A single run of lines is to be printed exactly: starting at the line with "What Altair code" and ending at the line with "BAR_W = 0.28", both included. Leave the pictures out.

◆ **GIVEN DATA**
-- START --

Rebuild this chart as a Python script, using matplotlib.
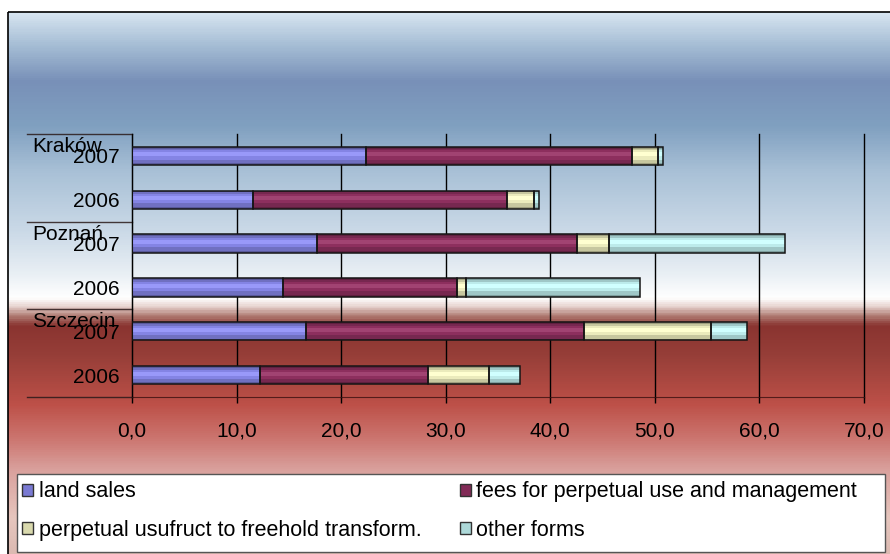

-- END --
-- START --

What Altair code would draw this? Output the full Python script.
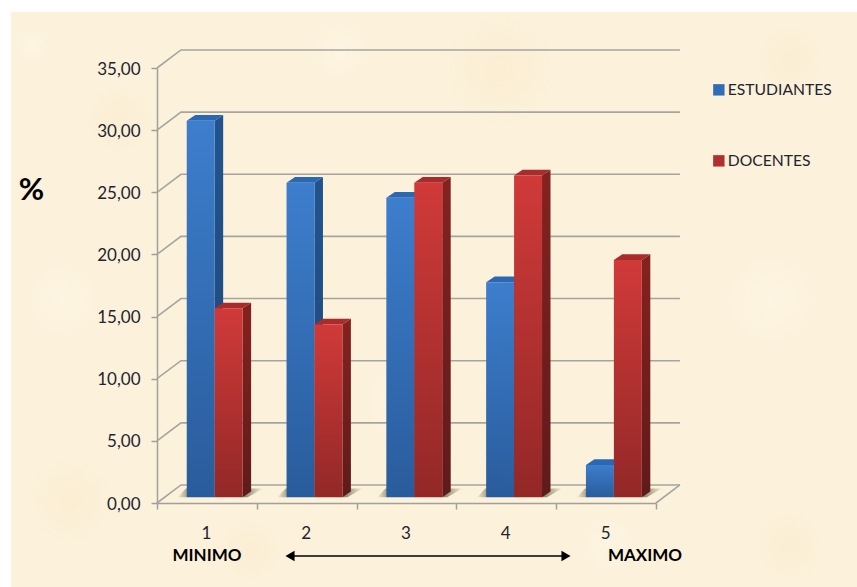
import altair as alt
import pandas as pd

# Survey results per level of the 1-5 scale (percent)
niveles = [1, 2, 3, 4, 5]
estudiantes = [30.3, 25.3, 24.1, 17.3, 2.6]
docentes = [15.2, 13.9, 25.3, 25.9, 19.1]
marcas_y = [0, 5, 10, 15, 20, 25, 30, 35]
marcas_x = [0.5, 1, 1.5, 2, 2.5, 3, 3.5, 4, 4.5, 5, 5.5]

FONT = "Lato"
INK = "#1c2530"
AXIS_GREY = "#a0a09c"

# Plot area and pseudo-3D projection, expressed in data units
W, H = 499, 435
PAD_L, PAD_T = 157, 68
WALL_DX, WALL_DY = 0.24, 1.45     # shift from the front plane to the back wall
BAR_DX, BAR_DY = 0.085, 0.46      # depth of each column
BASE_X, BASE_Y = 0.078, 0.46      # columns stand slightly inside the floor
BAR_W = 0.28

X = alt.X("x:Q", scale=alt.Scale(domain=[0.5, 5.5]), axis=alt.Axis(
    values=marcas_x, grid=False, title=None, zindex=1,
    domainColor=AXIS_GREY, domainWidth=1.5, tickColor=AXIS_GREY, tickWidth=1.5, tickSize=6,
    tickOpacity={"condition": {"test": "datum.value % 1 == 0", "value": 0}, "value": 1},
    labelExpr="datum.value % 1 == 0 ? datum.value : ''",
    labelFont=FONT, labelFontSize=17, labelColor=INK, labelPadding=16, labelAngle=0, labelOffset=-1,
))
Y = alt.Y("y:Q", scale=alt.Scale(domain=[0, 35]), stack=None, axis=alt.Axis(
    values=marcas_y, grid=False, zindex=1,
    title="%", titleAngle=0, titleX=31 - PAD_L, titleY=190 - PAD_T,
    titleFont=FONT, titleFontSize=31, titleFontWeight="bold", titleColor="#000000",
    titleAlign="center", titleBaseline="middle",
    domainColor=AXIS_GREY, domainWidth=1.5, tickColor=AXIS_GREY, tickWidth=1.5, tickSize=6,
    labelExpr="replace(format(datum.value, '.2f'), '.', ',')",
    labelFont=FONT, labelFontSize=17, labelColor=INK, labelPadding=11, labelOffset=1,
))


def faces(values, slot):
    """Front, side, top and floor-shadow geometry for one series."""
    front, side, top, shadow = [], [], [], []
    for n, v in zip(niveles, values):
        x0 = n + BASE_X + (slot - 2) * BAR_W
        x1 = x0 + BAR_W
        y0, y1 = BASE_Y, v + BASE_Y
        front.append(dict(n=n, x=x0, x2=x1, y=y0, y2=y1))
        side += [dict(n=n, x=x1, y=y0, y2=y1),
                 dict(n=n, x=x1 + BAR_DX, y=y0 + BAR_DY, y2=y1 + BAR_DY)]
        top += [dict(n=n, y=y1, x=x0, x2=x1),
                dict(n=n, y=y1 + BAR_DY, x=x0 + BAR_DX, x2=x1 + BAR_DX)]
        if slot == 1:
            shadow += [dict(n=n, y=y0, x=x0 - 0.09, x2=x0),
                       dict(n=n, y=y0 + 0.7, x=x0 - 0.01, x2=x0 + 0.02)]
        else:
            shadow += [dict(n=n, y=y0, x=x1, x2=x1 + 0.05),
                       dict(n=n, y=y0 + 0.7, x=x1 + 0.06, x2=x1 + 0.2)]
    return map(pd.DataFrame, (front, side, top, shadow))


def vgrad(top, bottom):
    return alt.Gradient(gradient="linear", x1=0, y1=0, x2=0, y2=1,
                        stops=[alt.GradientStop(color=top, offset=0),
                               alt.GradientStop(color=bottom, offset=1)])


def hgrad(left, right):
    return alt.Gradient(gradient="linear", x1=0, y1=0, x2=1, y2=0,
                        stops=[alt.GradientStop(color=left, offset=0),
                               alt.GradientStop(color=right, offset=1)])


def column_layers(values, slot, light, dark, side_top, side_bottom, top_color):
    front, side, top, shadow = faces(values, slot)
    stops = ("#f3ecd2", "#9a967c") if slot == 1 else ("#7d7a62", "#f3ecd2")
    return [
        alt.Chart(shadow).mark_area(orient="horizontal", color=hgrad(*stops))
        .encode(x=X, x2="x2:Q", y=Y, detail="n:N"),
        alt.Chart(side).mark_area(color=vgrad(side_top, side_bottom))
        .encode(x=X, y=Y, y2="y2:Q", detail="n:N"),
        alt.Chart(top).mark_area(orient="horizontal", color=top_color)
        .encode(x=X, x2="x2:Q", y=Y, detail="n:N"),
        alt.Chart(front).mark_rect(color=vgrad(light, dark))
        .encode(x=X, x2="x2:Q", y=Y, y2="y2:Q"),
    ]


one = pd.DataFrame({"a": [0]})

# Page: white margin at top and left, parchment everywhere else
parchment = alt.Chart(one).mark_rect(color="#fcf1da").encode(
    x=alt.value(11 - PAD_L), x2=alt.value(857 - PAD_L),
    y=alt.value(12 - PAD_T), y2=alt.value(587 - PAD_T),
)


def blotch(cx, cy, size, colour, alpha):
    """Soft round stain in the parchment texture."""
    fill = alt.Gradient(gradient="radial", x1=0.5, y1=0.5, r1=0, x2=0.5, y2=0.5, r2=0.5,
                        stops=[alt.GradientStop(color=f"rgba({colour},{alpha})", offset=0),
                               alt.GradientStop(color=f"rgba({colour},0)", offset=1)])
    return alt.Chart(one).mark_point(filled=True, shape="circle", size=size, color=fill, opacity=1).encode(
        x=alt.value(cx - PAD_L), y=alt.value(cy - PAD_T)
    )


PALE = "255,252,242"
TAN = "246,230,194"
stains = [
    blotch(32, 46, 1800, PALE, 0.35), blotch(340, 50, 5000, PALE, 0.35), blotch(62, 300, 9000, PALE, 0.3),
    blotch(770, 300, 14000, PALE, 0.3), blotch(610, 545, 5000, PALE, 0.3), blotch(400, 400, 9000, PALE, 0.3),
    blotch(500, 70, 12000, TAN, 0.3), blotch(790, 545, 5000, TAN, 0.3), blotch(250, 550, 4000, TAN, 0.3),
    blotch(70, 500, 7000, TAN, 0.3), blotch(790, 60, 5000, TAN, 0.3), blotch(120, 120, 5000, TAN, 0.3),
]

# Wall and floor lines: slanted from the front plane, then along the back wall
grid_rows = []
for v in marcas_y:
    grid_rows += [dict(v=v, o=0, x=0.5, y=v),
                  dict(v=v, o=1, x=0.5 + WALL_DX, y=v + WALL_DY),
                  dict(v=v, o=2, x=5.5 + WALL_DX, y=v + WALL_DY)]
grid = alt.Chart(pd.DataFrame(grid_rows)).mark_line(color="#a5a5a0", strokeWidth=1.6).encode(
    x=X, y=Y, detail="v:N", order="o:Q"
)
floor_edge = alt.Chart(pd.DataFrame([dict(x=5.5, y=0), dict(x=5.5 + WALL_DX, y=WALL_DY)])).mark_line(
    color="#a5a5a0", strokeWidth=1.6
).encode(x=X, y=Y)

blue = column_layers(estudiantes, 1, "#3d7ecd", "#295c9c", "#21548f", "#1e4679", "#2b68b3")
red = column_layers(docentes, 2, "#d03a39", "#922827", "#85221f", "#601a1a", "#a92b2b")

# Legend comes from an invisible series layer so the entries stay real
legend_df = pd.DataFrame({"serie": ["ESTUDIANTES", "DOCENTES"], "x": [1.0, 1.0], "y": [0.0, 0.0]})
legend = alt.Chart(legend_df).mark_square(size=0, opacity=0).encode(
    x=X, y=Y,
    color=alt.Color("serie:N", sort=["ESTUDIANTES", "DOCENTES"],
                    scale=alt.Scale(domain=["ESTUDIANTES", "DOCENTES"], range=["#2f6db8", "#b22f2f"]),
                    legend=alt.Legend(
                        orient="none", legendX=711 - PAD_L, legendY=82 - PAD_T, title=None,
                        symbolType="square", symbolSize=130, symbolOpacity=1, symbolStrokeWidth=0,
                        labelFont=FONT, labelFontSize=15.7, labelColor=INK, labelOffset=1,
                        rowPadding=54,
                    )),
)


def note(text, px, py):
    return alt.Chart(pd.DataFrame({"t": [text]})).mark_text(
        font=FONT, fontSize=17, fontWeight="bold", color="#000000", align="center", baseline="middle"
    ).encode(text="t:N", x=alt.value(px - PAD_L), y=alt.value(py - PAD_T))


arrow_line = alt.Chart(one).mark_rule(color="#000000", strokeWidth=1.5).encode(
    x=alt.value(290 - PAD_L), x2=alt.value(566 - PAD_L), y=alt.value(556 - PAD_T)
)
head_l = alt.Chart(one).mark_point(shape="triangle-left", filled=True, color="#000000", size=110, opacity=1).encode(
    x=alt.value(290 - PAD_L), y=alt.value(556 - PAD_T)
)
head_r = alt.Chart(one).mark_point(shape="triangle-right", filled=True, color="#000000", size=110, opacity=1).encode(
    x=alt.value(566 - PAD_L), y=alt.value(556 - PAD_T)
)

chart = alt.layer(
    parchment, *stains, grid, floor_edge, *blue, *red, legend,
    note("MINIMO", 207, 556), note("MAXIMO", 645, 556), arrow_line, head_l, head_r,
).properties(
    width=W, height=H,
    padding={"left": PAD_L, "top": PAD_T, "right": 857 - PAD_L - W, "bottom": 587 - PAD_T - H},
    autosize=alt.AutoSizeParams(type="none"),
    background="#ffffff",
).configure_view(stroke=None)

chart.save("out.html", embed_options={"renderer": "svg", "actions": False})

-- END --

◆ **RESULT**
What Altair code would draw this? Output the full Python script.
import altair as alt
import pandas as pd

# Survey results per level of the 1-5 scale (percent)
niveles = [1, 2, 3, 4, 5]
estudiantes = [30.3, 25.3, 24.1, 17.3, 2.6]
docentes = [15.2, 13.9, 25.3, 25.9, 19.1]
marcas_y = [0, 5, 10, 15, 20, 25, 30, 35]
marcas_x = [0.5, 1, 1.5, 2, 2.5, 3, 3.5, 4, 4.5, 5, 5.5]

FONT = "Lato"
INK = "#1c2530"
AXIS_GREY = "#a0a09c"

# Plot area and pseudo-3D projection, expressed in data units
W, H = 499, 435
PAD_L, PAD_T = 157, 68
WALL_DX, WALL_DY = 0.24, 1.45     # shift from the front plane to the back wall
BAR_DX, BAR_DY = 0.085, 0.46      # depth of each column
BASE_X, BASE_Y = 0.078, 0.46      # columns stand slightly inside the floor
BAR_W = 0.28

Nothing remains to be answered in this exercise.